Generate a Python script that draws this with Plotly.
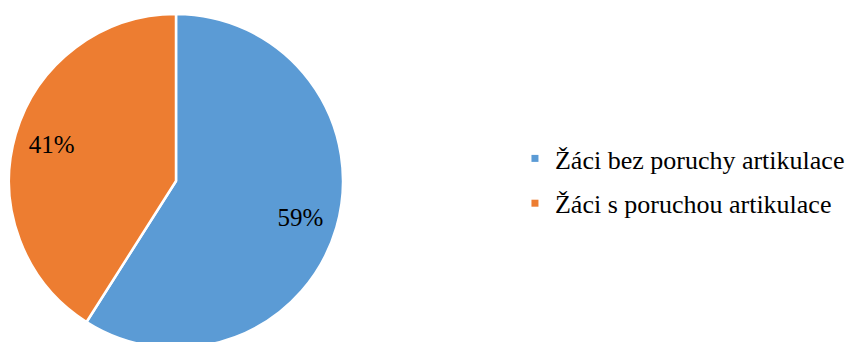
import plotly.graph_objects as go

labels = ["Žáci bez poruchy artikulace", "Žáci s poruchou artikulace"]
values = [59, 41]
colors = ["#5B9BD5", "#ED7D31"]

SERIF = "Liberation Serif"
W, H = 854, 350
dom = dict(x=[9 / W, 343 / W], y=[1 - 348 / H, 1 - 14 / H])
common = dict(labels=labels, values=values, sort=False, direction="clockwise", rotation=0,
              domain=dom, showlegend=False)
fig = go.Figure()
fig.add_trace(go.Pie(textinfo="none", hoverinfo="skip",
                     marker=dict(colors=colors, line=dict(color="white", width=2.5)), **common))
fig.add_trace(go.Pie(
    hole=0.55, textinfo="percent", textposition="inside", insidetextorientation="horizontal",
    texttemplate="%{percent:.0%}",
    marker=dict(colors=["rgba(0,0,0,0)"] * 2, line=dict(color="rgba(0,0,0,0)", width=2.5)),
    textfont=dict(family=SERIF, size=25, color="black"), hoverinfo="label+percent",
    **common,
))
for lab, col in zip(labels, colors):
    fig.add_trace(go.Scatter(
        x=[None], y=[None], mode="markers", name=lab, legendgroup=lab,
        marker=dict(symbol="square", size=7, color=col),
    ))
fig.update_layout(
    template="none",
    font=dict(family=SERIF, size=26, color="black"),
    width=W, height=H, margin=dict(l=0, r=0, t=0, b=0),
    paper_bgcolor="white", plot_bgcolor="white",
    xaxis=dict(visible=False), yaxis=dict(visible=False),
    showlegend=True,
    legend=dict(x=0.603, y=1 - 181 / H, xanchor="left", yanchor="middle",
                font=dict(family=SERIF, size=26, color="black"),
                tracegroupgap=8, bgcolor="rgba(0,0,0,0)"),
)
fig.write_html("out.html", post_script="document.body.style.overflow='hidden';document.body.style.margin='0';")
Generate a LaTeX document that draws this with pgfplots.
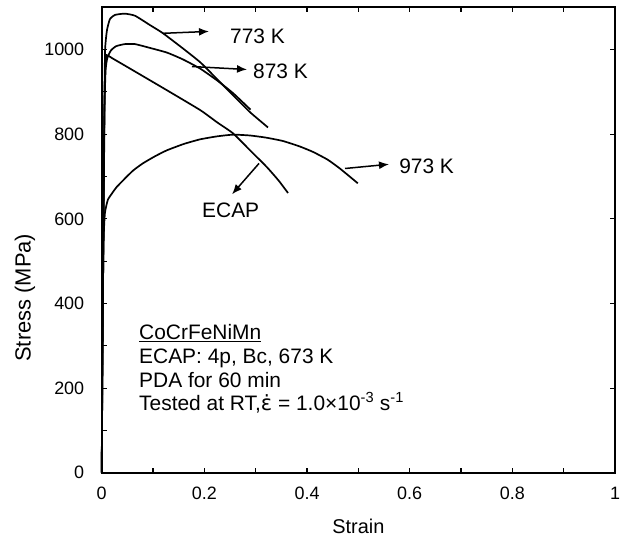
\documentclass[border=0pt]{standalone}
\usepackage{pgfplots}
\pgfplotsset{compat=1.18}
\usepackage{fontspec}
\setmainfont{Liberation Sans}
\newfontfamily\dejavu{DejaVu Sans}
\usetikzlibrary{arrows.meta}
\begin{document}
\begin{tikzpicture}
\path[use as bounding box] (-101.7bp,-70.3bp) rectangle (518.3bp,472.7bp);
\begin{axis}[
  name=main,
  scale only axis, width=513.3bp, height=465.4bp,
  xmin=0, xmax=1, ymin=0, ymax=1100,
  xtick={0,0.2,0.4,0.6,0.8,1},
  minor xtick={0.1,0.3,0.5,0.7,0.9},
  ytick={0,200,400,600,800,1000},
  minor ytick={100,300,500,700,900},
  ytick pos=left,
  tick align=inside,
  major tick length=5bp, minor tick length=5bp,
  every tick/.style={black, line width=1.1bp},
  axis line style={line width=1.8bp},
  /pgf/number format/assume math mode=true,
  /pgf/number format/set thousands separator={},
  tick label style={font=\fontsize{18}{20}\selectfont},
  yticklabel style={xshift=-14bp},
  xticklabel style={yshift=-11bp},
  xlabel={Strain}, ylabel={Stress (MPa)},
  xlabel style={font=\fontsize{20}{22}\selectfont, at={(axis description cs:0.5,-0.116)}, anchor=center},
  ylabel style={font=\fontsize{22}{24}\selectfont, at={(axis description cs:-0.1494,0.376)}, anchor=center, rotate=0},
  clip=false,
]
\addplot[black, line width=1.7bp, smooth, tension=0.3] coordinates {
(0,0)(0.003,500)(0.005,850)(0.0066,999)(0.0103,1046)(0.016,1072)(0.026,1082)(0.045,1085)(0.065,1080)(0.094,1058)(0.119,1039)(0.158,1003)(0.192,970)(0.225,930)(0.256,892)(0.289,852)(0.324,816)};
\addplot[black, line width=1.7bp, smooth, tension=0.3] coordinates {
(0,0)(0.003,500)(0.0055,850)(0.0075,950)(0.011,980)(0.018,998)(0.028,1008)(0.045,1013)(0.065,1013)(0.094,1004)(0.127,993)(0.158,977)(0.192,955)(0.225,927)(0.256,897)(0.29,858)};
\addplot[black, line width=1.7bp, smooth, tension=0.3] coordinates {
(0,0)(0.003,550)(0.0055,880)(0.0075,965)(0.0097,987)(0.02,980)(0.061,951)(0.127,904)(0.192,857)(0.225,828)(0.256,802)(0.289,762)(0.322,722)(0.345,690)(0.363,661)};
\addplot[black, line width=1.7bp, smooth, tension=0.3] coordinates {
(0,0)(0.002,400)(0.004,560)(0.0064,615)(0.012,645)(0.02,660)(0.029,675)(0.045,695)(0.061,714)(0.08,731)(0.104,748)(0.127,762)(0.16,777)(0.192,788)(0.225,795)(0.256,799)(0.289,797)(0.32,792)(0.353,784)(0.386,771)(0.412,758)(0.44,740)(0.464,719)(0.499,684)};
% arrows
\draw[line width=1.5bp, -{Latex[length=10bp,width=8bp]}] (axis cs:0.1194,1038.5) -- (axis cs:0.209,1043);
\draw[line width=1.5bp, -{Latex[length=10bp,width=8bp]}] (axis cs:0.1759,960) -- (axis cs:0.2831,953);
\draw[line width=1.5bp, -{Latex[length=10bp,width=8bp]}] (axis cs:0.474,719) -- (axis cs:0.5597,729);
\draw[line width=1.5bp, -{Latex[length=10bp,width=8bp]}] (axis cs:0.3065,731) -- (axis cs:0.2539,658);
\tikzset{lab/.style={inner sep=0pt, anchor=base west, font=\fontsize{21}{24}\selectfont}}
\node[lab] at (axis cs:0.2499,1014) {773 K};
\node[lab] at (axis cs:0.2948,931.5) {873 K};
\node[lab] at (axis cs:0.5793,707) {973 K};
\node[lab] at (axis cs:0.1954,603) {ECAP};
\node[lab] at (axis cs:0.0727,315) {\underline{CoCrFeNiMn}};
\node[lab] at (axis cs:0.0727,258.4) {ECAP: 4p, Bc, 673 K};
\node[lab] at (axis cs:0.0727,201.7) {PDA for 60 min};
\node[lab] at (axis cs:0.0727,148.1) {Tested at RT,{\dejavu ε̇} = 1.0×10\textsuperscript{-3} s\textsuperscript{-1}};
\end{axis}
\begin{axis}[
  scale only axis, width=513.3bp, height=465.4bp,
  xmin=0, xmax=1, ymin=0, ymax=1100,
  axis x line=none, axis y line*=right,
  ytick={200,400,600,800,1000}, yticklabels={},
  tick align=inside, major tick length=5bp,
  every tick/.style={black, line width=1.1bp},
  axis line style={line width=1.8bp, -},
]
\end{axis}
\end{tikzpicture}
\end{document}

Direction: Please write out all of the material above without changing a word, and omit any pictures.

Output:
Generate a Python script that draws this with Plotly.
import plotly.graph_objects as go

labels = ["Žáci bez poruchy artikulace", "Žáci s poruchou artikulace"]
values = [59, 41]
colors = ["#5B9BD5", "#ED7D31"]

SERIF = "Liberation Serif"
W, H = 854, 350
dom = dict(x=[9 / W, 343 / W], y=[1 - 348 / H, 1 - 14 / H])
common = dict(labels=labels, values=values, sort=False, direction="clockwise", rotation=0,
              domain=dom, showlegend=False)
fig = go.Figure()
fig.add_trace(go.Pie(textinfo="none", hoverinfo="skip",
                     marker=dict(colors=colors, line=dict(color="white", width=2.5)), **common))
fig.add_trace(go.Pie(
    hole=0.55, textinfo="percent", textposition="inside", insidetextorientation="horizontal",
    texttemplate="%{percent:.0%}",
    marker=dict(colors=["rgba(0,0,0,0)"] * 2, line=dict(color="rgba(0,0,0,0)", width=2.5)),
    textfont=dict(family=SERIF, size=25, color="black"), hoverinfo="label+percent",
    **common,
))
for lab, col in zip(labels, colors):
    fig.add_trace(go.Scatter(
        x=[None], y=[None], mode="markers", name=lab, legendgroup=lab,
        marker=dict(symbol="square", size=7, color=col),
    ))
fig.update_layout(
    template="none",
    font=dict(family=SERIF, size=26, color="black"),
    width=W, height=H, margin=dict(l=0, r=0, t=0, b=0),
    paper_bgcolor="white", plot_bgcolor="white",
    xaxis=dict(visible=False), yaxis=dict(visible=False),
    showlegend=True,
    legend=dict(x=0.603, y=1 - 181 / H, xanchor="left", yanchor="middle",
                font=dict(family=SERIF, size=26, color="black"),
                tracegroupgap=8, bgcolor="rgba(0,0,0,0)"),
)
fig.write_html("out.html", post_script="document.body.style.overflow='hidden';document.body.style.margin='0';")
Generate a LaTeX document that draws this with pgfplots.
\documentclass[border=0pt]{standalone}
\usepackage{pgfplots}
\pgfplotsset{compat=1.18}
\usepackage{fontspec}
\setmainfont{Liberation Sans}
\newfontfamily\dejavu{DejaVu Sans}
\usetikzlibrary{arrows.meta}
\begin{document}
\begin{tikzpicture}
\path[use as bounding box] (-101.7bp,-70.3bp) rectangle (518.3bp,472.7bp);
\begin{axis}[
  name=main,
  scale only axis, width=513.3bp, height=465.4bp,
  xmin=0, xmax=1, ymin=0, ymax=1100,
  xtick={0,0.2,0.4,0.6,0.8,1},
  minor xtick={0.1,0.3,0.5,0.7,0.9},
  ytick={0,200,400,600,800,1000},
  minor ytick={100,300,500,700,900},
  ytick pos=left,
  tick align=inside,
  major tick length=5bp, minor tick length=5bp,
  every tick/.style={black, line width=1.1bp},
  axis line style={line width=1.8bp},
  /pgf/number format/assume math mode=true,
  /pgf/number format/set thousands separator={},
  tick label style={font=\fontsize{18}{20}\selectfont},
  yticklabel style={xshift=-14bp},
  xticklabel style={yshift=-11bp},
  xlabel={Strain}, ylabel={Stress (MPa)},
  xlabel style={font=\fontsize{20}{22}\selectfont, at={(axis description cs:0.5,-0.116)}, anchor=center},
  ylabel style={font=\fontsize{22}{24}\selectfont, at={(axis description cs:-0.1494,0.376)}, anchor=center, rotate=0},
  clip=false,
]
\addplot[black, line width=1.7bp, smooth, tension=0.3] coordinates {
(0,0)(0.003,500)(0.005,850)(0.0066,999)(0.0103,1046)(0.016,1072)(0.026,1082)(0.045,1085)(0.065,1080)(0.094,1058)(0.119,1039)(0.158,1003)(0.192,970)(0.225,930)(0.256,892)(0.289,852)(0.324,816)};
\addplot[black, line width=1.7bp, smooth, tension=0.3] coordinates {
(0,0)(0.003,500)(0.0055,850)(0.0075,950)(0.011,980)(0.018,998)(0.028,1008)(0.045,1013)(0.065,1013)(0.094,1004)(0.127,993)(0.158,977)(0.192,955)(0.225,927)(0.256,897)(0.29,858)};
\addplot[black, line width=1.7bp, smooth, tension=0.3] coordinates {
(0,0)(0.003,550)(0.0055,880)(0.0075,965)(0.0097,987)(0.02,980)(0.061,951)(0.127,904)(0.192,857)(0.225,828)(0.256,802)(0.289,762)(0.322,722)(0.345,690)(0.363,661)};
\addplot[black, line width=1.7bp, smooth, tension=0.3] coordinates {
(0,0)(0.002,400)(0.004,560)(0.0064,615)(0.012,645)(0.02,660)(0.029,675)(0.045,695)(0.061,714)(0.08,731)(0.104,748)(0.127,762)(0.16,777)(0.192,788)(0.225,795)(0.256,799)(0.289,797)(0.32,792)(0.353,784)(0.386,771)(0.412,758)(0.44,740)(0.464,719)(0.499,684)};
% arrows
\draw[line width=1.5bp, -{Latex[length=10bp,width=8bp]}] (axis cs:0.1194,1038.5) -- (axis cs:0.209,1043);
\draw[line width=1.5bp, -{Latex[length=10bp,width=8bp]}] (axis cs:0.1759,960) -- (axis cs:0.2831,953);
\draw[line width=1.5bp, -{Latex[length=10bp,width=8bp]}] (axis cs:0.474,719) -- (axis cs:0.5597,729);
\draw[line width=1.5bp, -{Latex[length=10bp,width=8bp]}] (axis cs:0.3065,731) -- (axis cs:0.2539,658);
\tikzset{lab/.style={inner sep=0pt, anchor=base west, font=\fontsize{21}{24}\selectfont}}
\node[lab] at (axis cs:0.2499,1014) {773 K};
\node[lab] at (axis cs:0.2948,931.5) {873 K};
\node[lab] at (axis cs:0.5793,707) {973 K};
\node[lab] at (axis cs:0.1954,603) {ECAP};
\node[lab] at (axis cs:0.0727,315) {\underline{CoCrFeNiMn}};
\node[lab] at (axis cs:0.0727,258.4) {ECAP: 4p, Bc, 673 K};
\node[lab] at (axis cs:0.0727,201.7) {PDA for 60 min};
\node[lab] at (axis cs:0.0727,148.1) {Tested at RT,{\dejavu ε̇} = 1.0×10\textsuperscript{-3} s\textsuperscript{-1}};
\end{axis}
\begin{axis}[
  scale only axis, width=513.3bp, height=465.4bp,
  xmin=0, xmax=1, ymin=0, ymax=1100,
  axis x line=none, axis y line*=right,
  ytick={200,400,600,800,1000}, yticklabels={},
  tick align=inside, major tick length=5bp,
  every tick/.style={black, line width=1.1bp},
  axis line style={line width=1.8bp, -},
]
\end{axis}
\end{tikzpicture}
\end{document}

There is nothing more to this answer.